• EXERCISE PROMPT
Without including any pictures, write out the listing below exactly.
......
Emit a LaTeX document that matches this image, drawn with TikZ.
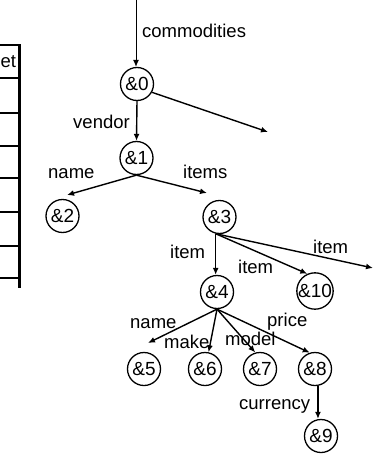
\documentclass[tikz,border=0pt]{standalone}
\usepackage{fontspec}
\setmainfont{Liberation Sans}
\usetikzlibrary{arrows.meta}
\begin{document}
\begin{tikzpicture}[x=1pt,y=-1pt,
  nd/.style={circle,draw,line width=1.3pt,minimum size=33pt,inner sep=0pt,font=\fontsize{19}{19}\selectfont},
  lbl/.style={font=\fontsize{18.5}{18.5}\selectfont,inner sep=0pt,anchor=base west},
  edge/.style={line width=1.4pt,-{Latex[length=7pt,width=6pt]}},
  tbl/.style={line width=1.3pt}]
\useasboundingbox (0,0) rectangle (373,458);
\clip (0,0) rectangle (373,458);
% partial table at the left edge
\foreach \y in {45,78,113,146,178,212,246,278} \draw[tbl] (-1,\y) -- (19,\y);
\draw[line width=3pt] (19.5,44) -- (19.5,288);
\node[lbl] (et) at (0.5,67) {et};
% nodes
\coordinate (top) at (136,0);
\node[nd] (n0) at (137,84) {\&0};
\node[nd] (n1) at (136.5,158) {\&1};
\node[nd] (n2) at (62.5,216) {\&2};
\node[nd] (n3) at (219.5,217) {\&3};
\node[nd] (n4) at (217,292) {\&4};
\node[nd] (n10) at (315,291) {\&10};
\node[nd] (n5) at (144,369) {\&5};
\node[nd] (n6) at (205,369) {\&6};
\node[nd] (n7) at (260,369) {\&7};
\node[nd] (n8) at (315,369) {\&8};
\node[nd] (n9) at (321,436) {\&9};
% free ends
\coordinate (r0) at (268,132);
\coordinate (t2) at (67,195);
\coordinate (t3) at (207,193);
\coordinate (r3) at (373,268);
\coordinate (t5) at (148,343);
% edges
\draw[edge,line width=1pt] (top) -- (top |- n0.north);
\draw[edge] (n0.-29) -- (r0);
\draw[edge] (n0.south) -- (n1.north);
\draw[edge] (n1.south) -- (t2);
\draw[edge] (n1.south) -- (t3);
\draw[edge] (n3.-103) -- (n3.-103 |- n4.north);
\draw[edge] (n3.-103) -- (n10.114);
\draw[edge] (n3.-103) -- (r3);
\draw[edge] (n4.south) -- (t5);
\draw[edge] (n4.south) -- (n6.78);
\draw[edge] (n4.south) -- (n7.106);
\draw[edge] (n4.south) -- (n8.108);
\draw[edge] (n8.-80) -- (n8.-80 |- n9.north);
% labels
\node[lbl] (lcom) at (142,37) {commodities};
\node[lbl,anchor=base east] (lven) at (130,128) {vendor};
\node[lbl] (lname1) at (48,178) {name};
\node[lbl] (litems) at (183,178) {items};
\node[lbl] (lit1) at (170,258) {item};
\node[lbl] (lit2) at (238,273) {item};
\node[lbl] (lit3) at (313,253) {item};
\node[lbl] (lname2) at (130,328) {name};
\node[lbl] (lmake) at (164,348) {make};
\node[lbl] (lmodel) at (225,345) {model};
\node[lbl] (lprice) at (267,326) {price};
\node[lbl] (lcur) at (239,409) {currency};
\end{tikzpicture}
\end{document}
......
• CORRECT RESULT
Emit a LaTeX document that matches this image, drawn with TikZ.
\documentclass[tikz,border=0pt]{standalone}
\usepackage{fontspec}
\setmainfont{Liberation Sans}
\usetikzlibrary{arrows.meta}
\begin{document}
\begin{tikzpicture}[x=1pt,y=-1pt,
  nd/.style={circle,draw,line width=1.3pt,minimum size=33pt,inner sep=0pt,font=\fontsize{19}{19}\selectfont},
  lbl/.style={font=\fontsize{18.5}{18.5}\selectfont,inner sep=0pt,anchor=base west},
  edge/.style={line width=1.4pt,-{Latex[length=7pt,width=6pt]}},
  tbl/.style={line width=1.3pt}]
\useasboundingbox (0,0) rectangle (373,458);
\clip (0,0) rectangle (373,458);
% partial table at the left edge
\foreach \y in {45,78,113,146,178,212,246,278} \draw[tbl] (-1,\y) -- (19,\y);
\draw[line width=3pt] (19.5,44) -- (19.5,288);
\node[lbl] (et) at (0.5,67) {et};
% nodes
\coordinate (top) at (136,0);
\node[nd] (n0) at (137,84) {\&0};
\node[nd] (n1) at (136.5,158) {\&1};
\node[nd] (n2) at (62.5,216) {\&2};
\node[nd] (n3) at (219.5,217) {\&3};
\node[nd] (n4) at (217,292) {\&4};
\node[nd] (n10) at (315,291) {\&10};
\node[nd] (n5) at (144,369) {\&5};
\node[nd] (n6) at (205,369) {\&6};
\node[nd] (n7) at (260,369) {\&7};
\node[nd] (n8) at (315,369) {\&8};
\node[nd] (n9) at (321,436) {\&9};
% free ends
\coordinate (r0) at (268,132);
\coordinate (t2) at (67,195);
\coordinate (t3) at (207,193);
\coordinate (r3) at (373,268);
\coordinate (t5) at (148,343);
% edges
\draw[edge,line width=1pt] (top) -- (top |- n0.north);
\draw[edge] (n0.-29) -- (r0);
\draw[edge] (n0.south) -- (n1.north);
\draw[edge] (n1.south) -- (t2);
\draw[edge] (n1.south) -- (t3);
\draw[edge] (n3.-103) -- (n3.-103 |- n4.north);
\draw[edge] (n3.-103) -- (n10.114);
\draw[edge] (n3.-103) -- (r3);
\draw[edge] (n4.south) -- (t5);
\draw[edge] (n4.south) -- (n6.78);
\draw[edge] (n4.south) -- (n7.106);
\draw[edge] (n4.south) -- (n8.108);
\draw[edge] (n8.-80) -- (n8.-80 |- n9.north);
% labels
\node[lbl] (lcom) at (142,37) {commodities};
\node[lbl,anchor=base east] (lven) at (130,128) {vendor};
\node[lbl] (lname1) at (48,178) {name};
\node[lbl] (litems) at (183,178) {items};
\node[lbl] (lit1) at (170,258) {item};
\node[lbl] (lit2) at (238,273) {item};
\node[lbl] (lit3) at (313,253) {item};
\node[lbl] (lname2) at (130,328) {name};
\node[lbl] (lmake) at (164,348) {make};
\node[lbl] (lmodel) at (225,345) {model};
\node[lbl] (lprice) at (267,326) {price};
\node[lbl] (lcur) at (239,409) {currency};
\end{tikzpicture}
\end{document}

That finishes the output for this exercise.